When you do a lot of vintage open-wheel cars, there are certain characteristics to look for when making a guess at the car’s age based on its construction technology.
This machine proved difficult when attempting to come up with an estimate. A guess that the car was a one-off homemade creation proved to be the case.
Right off the bat, there are those sweeping body lines which might make you think the car was constructed in the ‘60s or ‘70s.
However, its current owner explained, “The car was built in about 1950 and records show that it was competed at Williams Grove Speedway shortly following its completion. In 1952, it ran at the Terre Haute Action Track when it was under AAA control.”
Records show that the driving was shared by Milt Fankhauser and one of the real hot dog midget drivers of the period, Rex Easton.
Fankhauser is thought to have driven the car well into the 1970s before selling the homemade machine. It was acquired by a vintage open-wheel collector in Louisville, Ohio. Another collector, Mike Swain (also of Ohio) had long been attracted to the charismatic machine and finally hooked up with that second owner. And that’s where this story gets a little crazy.
Swain explained that the car had been involved in a fire earlier in the previous owner’s house.
“It was sitting on the ground floor of a two-story house when the upper floor collapsed and caught the car on fire, gutting it badly in 1994. The worst damage was to the aluminum body panels, which were badly warped and took many hours to shape back to their correct shapes and get them to line up,” Swain recalled.

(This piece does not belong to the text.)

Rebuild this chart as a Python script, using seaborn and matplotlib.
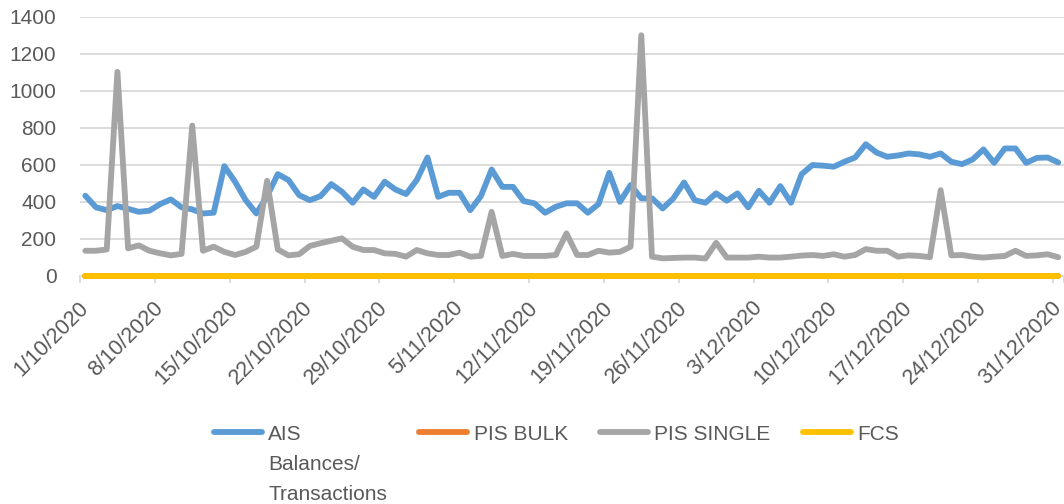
import numpy as np
import pandas as pd
import matplotlib
matplotlib.use("Agg")
import matplotlib.pyplot as plt
from matplotlib.lines import Line2D
import seaborn as sns

# ---------------- data ----------------
dates = pd.date_range("2020-10-01", "2020-12-31", freq="D")
date_labels = [f"{d.day}/{d.month}/{d.year}" for d in dates]

ais = [432, 369, 354, 376, 361, 345, 351, 387, 412, 369, 358, 336, 340, 592, 508, 408, 336, 430, 549, 517, 435, 408,
       430, 495, 454, 394, 466, 426, 508, 466, 441, 517, 639, 426, 448, 448, 354, 430, 574, 480, 480, 403, 391, 340, 372,
       391, 391, 340, 387, 556, 399, 490, 418, 418, 363, 418, 504, 408, 394, 445, 405, 445, 369, 459, 394, 484, 394,
       549, 598, 595, 589, 616, 639, 711, 666, 643, 650, 661, 656, 643, 661, 616, 603, 629, 683, 610, 688, 688, 610,
       637, 639, 612]
pis_single = [134, 134, 141, 1103, 147, 163, 134, 120, 109, 117, 812, 134, 156, 128, 111, 128, 156, 513, 141, 109, 115, 160,
              175, 188, 201, 156, 138, 138, 120, 117, 102, 138, 120, 111, 111, 124, 102, 106, 345, 106, 117, 106, 106, 106, 111,
              228, 111, 111, 134, 124, 128, 156, 1301, 102, 93, 95, 97, 97, 92, 177, 97, 97, 97, 102, 97, 97, 102,
              108, 111, 106, 115, 102, 111, 143, 134, 134, 102, 109, 106, 99, 462, 109, 111, 102, 97, 102, 106, 134, 106,
              109, 115, 99]
pis_bulk = [0] * len(dates)
fcs = [0] * len(dates)

series_names = ["AIS\nBalances/\nTransactions", "PIS BULK", "PIS SINGLE", "FCS"]
series_values = [ais, pis_bulk, pis_single, fcs]
colors = ["#5B9BD5", "#ED7D31", "#A5A5A5", "#FFC000"]
y_ticks = [0, 200, 400, 600, 800, 1000, 1200, 1400]

frames = []
for name, vals in zip(series_names, series_values):
    frames.append(pd.DataFrame({"day": np.arange(len(dates)), "value": vals, "series": name}))
df = pd.concat(frames, ignore_index=True)

# ---------------- style ----------------
sns.set_theme(style="white")
plt.rcParams["font.family"] = ["Liberation Sans", "DejaVu Sans"]
text_color = "#595959"
grid_color = "#D9D9D9"
fs = 15

fig = plt.figure(figsize=(10.64, 5.04), dpi=100)
W, H = 1064, 504
left, right, top, bottom = 80, 1063.6, 17, 275.5
ax = fig.add_axes([left / W, 1 - bottom / H, (right - left) / W, (bottom - top) / H])

lw = 4.2
sns.lineplot(data=df, x="day", y="value", hue="series", hue_order=series_names,
             palette=dict(zip(series_names, colors)), linewidth=lw, ax=ax, legend=False,
             estimator=None, sort=False)
for ln in ax.get_lines():
    ln.set_clip_on(False)
    ln.set_solid_capstyle("round")
    ln.set_solid_joinstyle("round")
    ln.set_zorder(3)

ax.set_xlim(-0.5, len(dates) - 0.5)
ax.set_ylim(0, 1400)
ax.set_yticks(y_ticks)
ax.set_yticklabels([str(v) for v in y_ticks])
ax.grid(axis="y", color=grid_color, linewidth=1.3)
ax.set_axisbelow(True)
for s in ["top", "right", "left"]:
    ax.spines[s].set_visible(False)
ax.spines["bottom"].set_color(grid_color)
ax.spines["bottom"].set_linewidth(1.3)
ax.spines["bottom"].set_zorder(1)

ax.tick_params(axis="y", length=0, pad=17, labelsize=fs, labelcolor=text_color)

major_pos = list(range(0, len(dates), 7))
ax.set_xticks(major_pos)
ax.set_xticklabels([date_labels[i] for i in major_pos])
ax.set_xticks([p - 0.5 for p in major_pos] + [len(dates) - 0.5], minor=True)
ax.tick_params(axis="x", which="major", length=0, pad=21, labelsize=15.5, labelcolor=text_color)
ax.tick_params(axis="x", which="minor", length=5, width=1.3, color=grid_color, direction="out", bottom=True)
for lab in ax.get_xticklabels():
    lab.set_rotation(45)
    lab.set_ha("right")
    lab.set_va("center")
    lab.set_rotation_mode("anchor")
ax.set_xlabel("")
ax.set_ylabel("")

handles = [Line2D([0], [0], color=c, lw=lw, solid_capstyle="round") for c in colors]
leg = fig.legend(handles, series_names, loc="upper left", bbox_to_anchor=(214 / W, 1 - 425 / H),
                 ncol=4, frameon=False, fontsize=fs, handlelength=2.3, handletextpad=0.3,
                 columnspacing=1.55, borderpad=0, borderaxespad=0)
for t in leg.get_texts():
    t.set_color(text_color)
    t.set_linespacing(1.72)
try:
    hb = leg._legend_handle_box
    hb.align = "top"
    for col in hb.get_children():
        col.align = "top"
        for row in col.get_children():
            row.align = "top"
except Exception:
    pass

fig.savefig("out.png", dpi=100)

There was also some interesting technology on the car. There’s no rubber fuel bladder there, but there is an aluminum tank inside the aluminum tail.
The suspension also deserves mention, as it consists of two lever shocks on the front corners, along with torsion bars on all four corners.
There is no indication that the car ever had a traditional safety hoop mounted behind the driver’s head.
The powerplant was unique in that the car carried a four-cylinder Miller engine, but the engine was not a part of the car when the purchase was made.
“I really looked hard to find one but was unsuccessful. So, I decided that I would substitute a period-correct engine.
“But, I never considered not restoring it because it was just too unique.”